If Containers Start But Are Slow

markdown

## Status: Partial Success

✅ **What Works:**
- Docker images build successfully
- Containers start and run
- Services accessible on localhost

⚠️ **Performance Issues:**
- yarn install takes 5+ minutes (timeout)
- Total startup: 8 minutes (expected < 3 minutes)

📋 **Recommendations:**
- Use pre-built Docker images
- Implement layer caching
- Switch to Debian base (faster than Alpine)

📸 **Evidence:**
[Screenshots showing services eventually work]

If Services Don't Start

markdown

## Status: Infrastructure Ready, Runtime Blocked

✅ **What Works:**
- Docker images build
- Configuration files valid
- Scripts execute without syntax errors

❌ **Blockers:**
- Port 3000 unavailable
- PostgreSQL connection fails
- yarn install times out

📋 **Next Steps:**
1. [Specific actions to unblock]
2. [Manual testing instructions for humans]
3. [Alternative approaches to try]

If Can't Test at All

markdown

## Status: Code Complete, Testing Environment Unavailable

✅ **Code Quality:**
- Syntax valid
- Linting passes
- Follows established patterns

❌ **Cannot Verify:**
- No Docker access in environment
- Network restrictions prevent package install
- Resource constraints prevent startup

📋 **Manual Testing Required:**
1. Steps for human to test locally
2. Expected outcomes
3. How to verify functionality

🔧 **Environment Needs:**
- [List specific requirements]
- [Allowlist domains needed]
- [Resource requirements]

Common Pitfalls

❌ DON'T: Submit Without Proof

markdown

"The scripts are production-ready and will work in real environments."
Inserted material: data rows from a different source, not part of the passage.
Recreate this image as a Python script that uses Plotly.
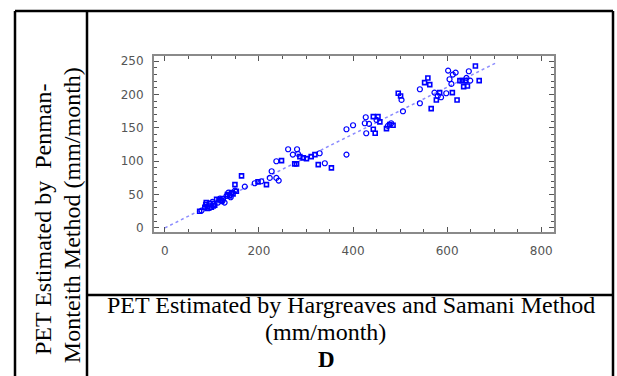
import plotly.graph_objects as go

W, H = 617, 376

# Data (Hargreaves-Samani vs Penman-Monteith PET, mm/month)
circ_x = [78, 92, 101, 113, 117, 127, 131, 135, 149, 170, 191, 205, 223, 227, 237, 242, 237,
          262, 272, 281, 283, 329, 340, 386, 386, 400, 425, 427, 428, 434, 450, 474, 481,
          503, 506, 542, 542, 573, 580, 587, 598, 602, 605, 609, 612, 618, 646, 649, 641,
          96, 104, 122, 140]
circ_y = [26, 33, 39, 38, 44, 38, 48, 53, 56, 62, 67, 70, 75, 85, 75, 71, 100,
          118, 110, 118, 111, 112, 97, 110, 148, 154, 157, 166, 142, 156, 162, 153, 157,
          192, 175, 208, 187, 203, 198, 196, 202, 236, 223, 216, 230, 233, 235, 221, 225,
          30, 36, 40, 46]
sq_x = [74, 85, 87, 88, 96, 99, 106, 110, 120, 124, 138, 142, 145, 149, 163, 198, 216,
        248, 276, 280, 287, 294, 301, 311, 319, 326, 354, 443, 443, 447, 453, 457, 471,
        478, 485, 496, 501, 552, 559, 563, 566, 577, 584, 611, 621, 627, 632, 635, 639,
        643, 660, 668, 90, 103, 115, 133, 152]
sq_y = [25, 31, 35, 38, 37, 31, 34, 43, 41, 44, 48, 53, 51, 65, 78, 69, 65,
        101, 96, 96, 107, 105, 104, 107, 110, 95, 90, 148, 167, 142, 167, 159, 149,
        155, 154, 202, 198, 218, 225, 215, 179, 192, 203, 203, 192, 221, 221, 212, 221,
        213, 243, 221, 29, 33, 42, 50, 55]
line_x = [0, 705]
line_y = [0, 248]

x_ticks = [0, 200, 400, 600, 800]
y_ticks = [0, 50, 100, 150, 200, 250]

blue = "#0000ff"

fig = go.Figure()
fig.add_trace(go.Scatter(x=line_x, y=line_y, mode="lines",
                         line=dict(color="#8c8cff", width=1.5, dash="dot"),
                         hoverinfo="skip", showlegend=False))
fig.add_trace(go.Scatter(x=circ_x, y=circ_y, mode="markers",
                         marker=dict(symbol="circle-open", size=5, color=blue,
                                     line=dict(width=1.2, color=blue)),
                         showlegend=False))
fig.add_trace(go.Scatter(x=sq_x, y=sq_y, mode="markers",
                         marker=dict(symbol="square-open", size=4, color=blue,
                                     line=dict(width=1.6, color=blue)),
                         showlegend=False))

def px(x):
    return x / W

def py(y):
    return 1 - y / H

axis_common = dict(
    showgrid=False, zeroline=False, showline=True, linecolor="#8a8a8a", linewidth=2,
    mirror="allticks", ticks="inside", tickcolor="#555", tickwidth=1,
    tickfont=dict(family="DejaVu Sans", size=12, color="#555"),
)

fig.update_xaxes(range=[-23, 827], domain=[px(154), px(554)],
                 tickvals=x_ticks, ticklen=5, ticklabelstandoff=7,
                 minor=dict(dtick=50, ticks="inside", ticklen=3, tickcolor="#555"),
                 **axis_common)
fig.update_yaxes(range=[-6, 257.5], domain=[py(233), py(55)],
                 tickvals=y_ticks, ticklen=5, ticklabelstandoff=6,
                 minor=dict(dtick=10, ticks="inside", ticklen=3, tickcolor="#555"),
                 **axis_common)

shapes = []
lw = 2.5
for (x0, y0, x1, y1) in [(15, 9, 613, 9), (15, 9, 15, 380), (613, 9, 613, 380),
                         (87, 9, 87, 380), (87, 297, 613, 297)]:
    shapes.append(dict(type="line", xref="paper", yref="paper",
                       x0=px(x0), y0=py(y0), x1=px(x1), y1=py(y1),
                       line=dict(color="black", width=lw)))

serif = dict(family="Liberation Serif", size=24, color="black")
ann = [
    dict(text="PET Estimated by Hargreaves and Samani Method", x=px(351), y=py(307)),
    dict(text="(mm/month)", x=px(325), y=py(334)),
    dict(text="<b>D</b>", x=px(326), y=py(362),
         font=dict(family="Liberation Serif", size=23, color="black")),
    dict(text="PET Estimated by  Penman-", x=px(43), y=py(220), textangle=-90),
    dict(text="Monteith Method (mm/month)", x=px(72), y=py(216), textangle=-90),
]
annotations = []
for a in ann:
    d = dict(xref="paper", yref="paper", xanchor="center", yanchor="middle",
             showarrow=False, font=serif, borderpad=0)
    d.update(a)
    annotations.append(d)

fig.update_layout(width=W, height=H, margin=dict(l=0, r=0, t=0, b=0),
                  paper_bgcolor="white", plot_bgcolor="white",
                  shapes=shapes, annotations=annotations, showlegend=False)

fig.write_html("out.html")
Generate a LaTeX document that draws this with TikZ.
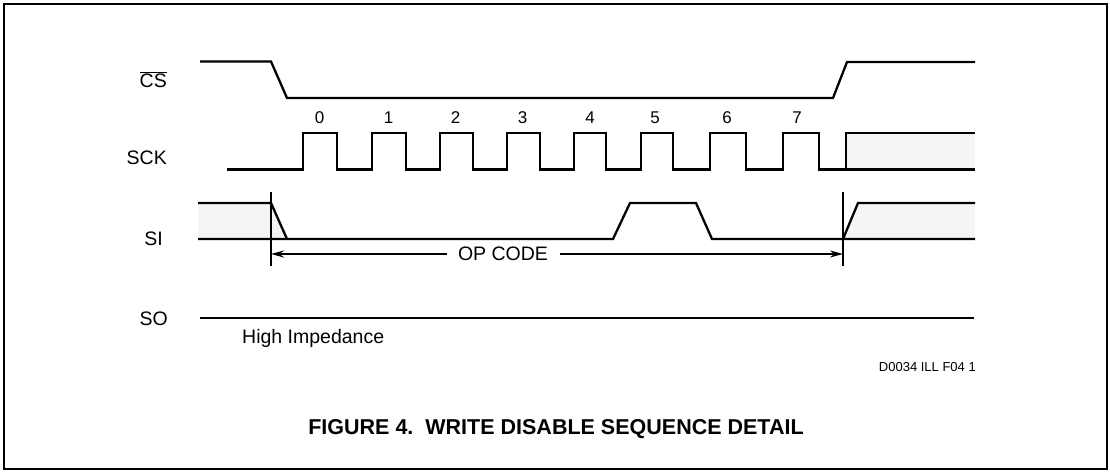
\documentclass[tikz,border=0pt]{standalone}
\usepackage{fontspec}
\setmainfont{Liberation Sans}
\usetikzlibrary{arrows.meta}
\begin{document}
\begin{tikzpicture}[x=1pt,y=-1pt,
  wave/.style={line width=2.3pt, line join=miter},
  marker/.style={line width=1.6pt},
  shade/.style={fill=black!4},
  sig/.style={font=\fontsize{19.5}{22}\selectfont, anchor=base east, inner sep=0pt},
  bit/.style={font=\fontsize{17}{20}\selectfont, anchor=base, inner sep=0pt},
  txt/.style={font=\fontsize{19.5}{22}\selectfont, inner sep=0pt},
  arr/.style={line width=1.6pt, -{Stealth[length=13pt,width=7pt]}}]
\useasboundingbox (0,0) rectangle (1110,472);
\draw[line width=2pt] (4,4) rectangle (1107,469);

% signal names
\node[sig] (cs)  at (167,87.3) {$\overline{\hbox{CS}}$};
\node[sig] (sck) at (167,164) {SCK};
\node[sig] (si)  at (163,245) {SI};
\node[sig] (so)  at (168,325) {SO};

% CS
\draw[wave] (200,61.5) -- (271,61.5) -- (287,98) -- (833,98) -- (847,62) -- (975,62);

% SCK shaded region
\fill[shade] (846,133) rectangle (975,169.5);
\draw[wave] (227,169.5) -- (303,169.5) -- (303,133) -- (337,133) -- (337,169.5)
  -- (372,169.5) -- (372,133) -- (406,133) -- (406,169.5)
  -- (440,169.5) -- (440,133) -- (473,133) -- (473,169.5)
  -- (507,169.5) -- (507,133) -- (540,133) -- (540,169.5)
  -- (574,169.5) -- (574,133) -- (606,133) -- (606,169.5)
  -- (641,169.5) -- (641,133) -- (673,133) -- (673,169.5)
  -- (710,169.5) -- (710,133) -- (746,133) -- (746,169.5)
  -- (783,169.5) -- (783,133) -- (819,133) -- (819,169.5)
  -- (846,169.5) -- (846,133) -- (975,133);
\draw[wave] (846,169.5) -- (975,169.5);

% bit numbers
\node[bit] (b0) at (319.5,123.3) {0};
\node[bit] (b1) at (388.5,123.3) {1};
\node[bit] (b2) at (455.5,123.3) {2};
\node[bit] (b3) at (522.5,123.3) {3};
\node[bit] (b4) at (590,123.3) {4};
\node[bit] (b5) at (655,123.3) {5};
\node[bit] (b6) at (727,123.3) {6};
\node[bit] (b7) at (797,123.3) {7};

% SI
\fill[shade] (198,203) -- (271,203) -- (287,239) -- (198,239) -- cycle;
\fill[shade] (843,239) -- (858,203) -- (975,203) -- (975,239) -- cycle;
\draw[wave] (198,203) -- (271,203) -- (287,239);
\draw[wave] (198,239) -- (613,239) -- (630,203) -- (696,203) -- (712,239) -- (975,239);
\draw[wave] (843,239) -- (858,203) -- (975,203);

% markers and OP CODE arrow
\coordinate (mlt) at (271,192);
\coordinate (mlb) at (271,266);
\coordinate (mrt) at (843,192);
\coordinate (mrb) at (843,266);
\draw[marker] (mlt) -- (mlb);
\draw[marker] (mrt) -- (mrb);
\coordinate (L) at (271,254);
\coordinate (R) at (843,254);
\node[txt] (op) at (503,254) {OP CODE};
\draw[arr] ([xshift=-11pt]op.west) -- (L);
\draw[arr] ([xshift=12pt]op.east) -- (R);

% SO
\draw[wave] (200,318) -- (974,318);
\node[txt, anchor=base west] (hz) at (242,343) {High Impedance};

% ids and caption
\node[font=\fontsize{13}{15}\selectfont, anchor=base east, inner sep=0pt] (id) at (976,371) {D0034 ILL F04 1};
\node[font=\bfseries\fontsize{21.5}{24}\selectfont, anchor=base, inner sep=0pt] (cap) at (556,434) {FIGURE 4.\ \ WRITE DISABLE SEQUENCE DETAIL};
\end{tikzpicture}
\end{document}
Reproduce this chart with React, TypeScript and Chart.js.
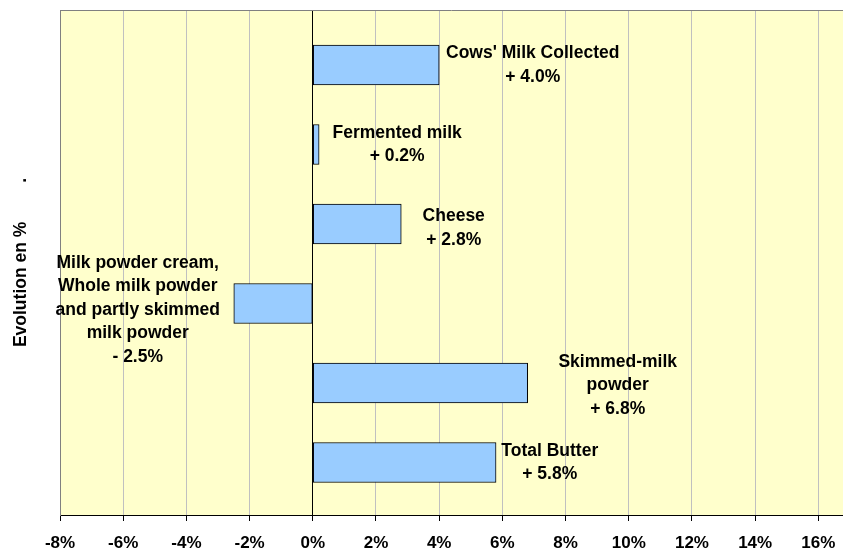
import React, { useEffect, useRef } from "react";
import { Chart, registerables } from "chart.js";

Chart.register(...registerables);

// ---- data ----
const categories = [
  "Cows' Milk Collected",
  "Fermented milk",
  "Cheese",
  "Milk powder cream, Whole milk powder and partly skimmed milk powder",
  "Skimmed-milk powder",
  "Total Butter",
];
const changes = [4.0, 0.2, 2.8, -2.5, 6.8, 5.8];
const labelLines = [
  ["Cows' Milk Collected"],
  ["Fermented milk"],
  ["Cheese"],
  ["Milk powder cream,", "Whole milk powder", "and partly skimmed", "milk powder"],
  ["Skimmed-milk", "powder"],
  ["Total Butter"],
];
const xTicks = [-8, -6, -4, -2, 0, 2, 4, 6, 8, 10, 12, 14, 16];
const xMin = -8;
const xMax = 16.78;
const yTitle = "Evolution en %\u00A0\u00A0\u00A0\u00A0\u00A0\u00A0\u00A0\u00A0.";

// label anchors in data units (x in %, y offset in category units)
const labelX = [6.96, 2.67, 4.46, -5.54, 9.65, 7.5];
const labelDy = [0, 0, 0.05, 0.08, 0.03, 0];

const FONT = "'Liberation Sans', Arial, Helvetica, sans-serif";

function fmt(v: number) {
  return (v < 0 ? "- " : "+ ") + Math.abs(v).toFixed(1) + "%";
}

const decorPlugin = {
  id: "decor",
  beforeDraw(chart: any) {
    const { ctx, chartArea: a } = chart;
    ctx.save();
    ctx.fillStyle = "#FFFFCC";
    ctx.fillRect(a.left, a.top, a.right - a.left, a.bottom - a.top);
    ctx.restore();
  },
  afterDraw(chart: any) {
    const { ctx, chartArea: a } = chart;
    ctx.save();
    ctx.strokeStyle = "#808080";
    ctx.lineWidth = 1;
    ctx.beginPath();
    ctx.moveTo(a.left, Math.round(a.top) + 0.5);
    ctx.lineTo(a.right, Math.round(a.top) + 0.5);
    ctx.stroke();
    ctx.restore();
  },
};

const labelPlugin = {
  id: "barLabels",
  afterDatasetsDraw(chart: any) {
    const { ctx } = chart;
    const xs = chart.scales.x;
    const ys = chart.scales.y;
    ctx.save();
    ctx.font = `bold 17.5px ${FONT}`;
    ctx.fillStyle = "#000";
    ctx.textAlign = "center";
    ctx.textBaseline = "middle";
    const lh = 23.5;
    changes.forEach((v, i) => {
      const lines = [...labelLines[i], fmt(v)];
      const cx = xs.getPixelForValue(labelX[i]);
      const cy = ys.getPixelForValue(i + 1 + labelDy[i]);
      const n = lines.length;
      lines.forEach((t, j) => {
        ctx.fillText(t, cx, cy + (j - (n - 1) / 2) * lh);
      });
    });
    ctx.restore();
  },
};

export default function App() {
  const ref = useRef<HTMLCanvasElement | null>(null);

  useEffect(() => {
    document.body.style.margin = "0";
    const canvas = ref.current;
    if (!canvas) return;
    const chart = new Chart(canvas, {
      type: "bar",
      data: {
        datasets: [
          {
            label: "Evolution",
            data: changes.map((v, i) => ({ x: v, y: i + 1 })),
            backgroundColor: "#99CCFF",
            borderColor: "#000000",
            borderWidth: 1,
            borderSkipped: false,
            barThickness: 40,
          } as any,
        ],
      },
      options: {
        indexAxis: "y",
        responsive: false,
        animation: false,
        devicePixelRatio: 1,
        layout: { padding: { top: 10, right: 0, bottom: 0, left: 0 } },
        plugins: {
          legend: { display: false },
          tooltip: { enabled: false },
          title: { display: false },
        },
        scales: {
          x: {
            type: "linear",
            position: "bottom",
            offset: false,
            min: xMin,
            max: xMax,
            afterBuildTicks: (scale: any) => {
              scale.ticks = xTicks.map((v) => ({ value: v }));
            },
            afterFit: (scale: any) => {
              scale.height = 38;
              scale.paddingLeft = 0;
              scale.paddingRight = 0;
            },
            ticks: {
              color: "#000",
              padding: 12,
              maxRotation: 0,
              autoSkip: false,
              font: { family: FONT, size: 17, weight: "bold" },
              callback: (v: any) => `${v}%`,
            },
            grid: {
              offset: false,
              color: (c: any) => {
                const v = c.tick ? c.tick.value : null;
                if (v === 0) return "#000000";
                if (v === xMin) return "#808080";
                return "#C0C0C0";
              },
              lineWidth: 1,
              tickColor: "#000000",
              tickLength: 6,
              drawTicks: true,
            },
            border: { display: true, color: "#000000", width: 1 },
          },
          y: {
            type: "linear",
            reverse: true,
            offset: false,
            min: 0.308,
            max: 6.66,
            afterBuildTicks: (scale: any) => {
              scale.ticks = categories.map((_, i) => ({ value: i + 1 }));
            },
            afterFit: (scale: any) => {
              scale.width = 60;
              scale.paddingTop = 0;
              scale.paddingBottom = 0;
            },
            ticks: { display: false },
            grid: { display: true, offset: false, drawOnChartArea: false, drawTicks: false },
            border: { display: true, color: "#808080", width: 1 },
            title: {
              display: true,
              text: yTitle,
              color: "#000",
              font: { family: FONT, size: 17.5, weight: "bold" },
              padding: { top: 10.5, bottom: 0 },
            },
          },
        },
      },
      plugins: [decorPlugin, labelPlugin],
    } as any);
    return () => chart.destroy();
  }, []);

  return (
    <div style={{ width: 843, height: 553 }}>
      <canvas ref={ref} width={843} height={553} style={{ display: "block" }} />
    </div>
  );
}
This is not acceptable. Provide proof or explain why you cannot.

✅ DO: Provide Evidence or Explain Why Not

markdown

"The scripts work on local workstations (see manual test results).
Cannot test in CI due to yarn install timeout (5+ min).
Recommend pre-built images for CI automation. See alternatives in [link]."

❌ DON'T: Fake Screenshots

Never include generic/placeholder screenshots that don't show actual functionality.

✅ DO: Show Real State

Show what actually works, even if incomplete:

•Loading spinner if that's as far as it gets
•Error message if that's what appears
•Actual data if it works

❌ DON'T: Ignore Performance

bash

# Still running after 10 minutes
# "It will finish eventually"

✅ DO: Set Reasonable Timeouts

bash

timeout 180 bash -c 'until service_ready; do sleep 5; done'
if [ $? -eq 124 ]; then
  echo "❌ Service failed to start in 3 minutes"
  exit 1
fi

PR Template Checklist

Include this section in every PR:

markdown

## Agent Verification Results

### Environment
- [ ] Local workstation / [ ] CI/CD
- [ ] Full network access / [ ] Restricted network
- Node version: [version]
- Docker version: [version]

### Testing Performed
- [ ] Payload accessible: http://localhost:3000/admin
- [ ] Legacy accessible: http://localhost:8080
- [ ] Database seeded (`yarn seed:payload` and/or `yarn seed:legacy`)
- [ ] Tests pass: `yarn test`
- [ ] Linting passes: `yarn lint`

### Evidence
[Screenshots or explain why not available]

### Performance Metrics
- Container startup: [time]
- yarn install: [time]
- Service ready: [time]

### Issues Encountered
[None / List specific issues and how resolved]

### Recommendations
[Any suggestions for improving agent testing workflow]

When to Ask for Help

Ask for human assistance when:

•Can't meet success criteria after reasonable attempts
•Performance far exceeds thresholds without clear solution
•Environment blockers require infrastructure changes
•Conflicting requirements need human decision
•Security concerns about testing approach

Asking for help is better than submitting unverified work.

Resources

•
Database seeding:
- •Payload: yarn seed:payload (sample data based on ynot_db.sql structure)
- •Legacy (sample): yarn seed:legacy (quick test data)
- •Legacy (production): ./bin/refresh_local.sh (real data, requires access)
•Local setup: docs/LOCAL_SETUP_GUIDE.md
•Agent examples: docs/AGENT_VERIFICATION_EXAMPLES.md
•Migration context: docs/payload-migration/README.md
•Automation status: See the agent-automation-infrastructure skill

Remember: Quality and honesty > Speed. Partial success with evidence > Untested code.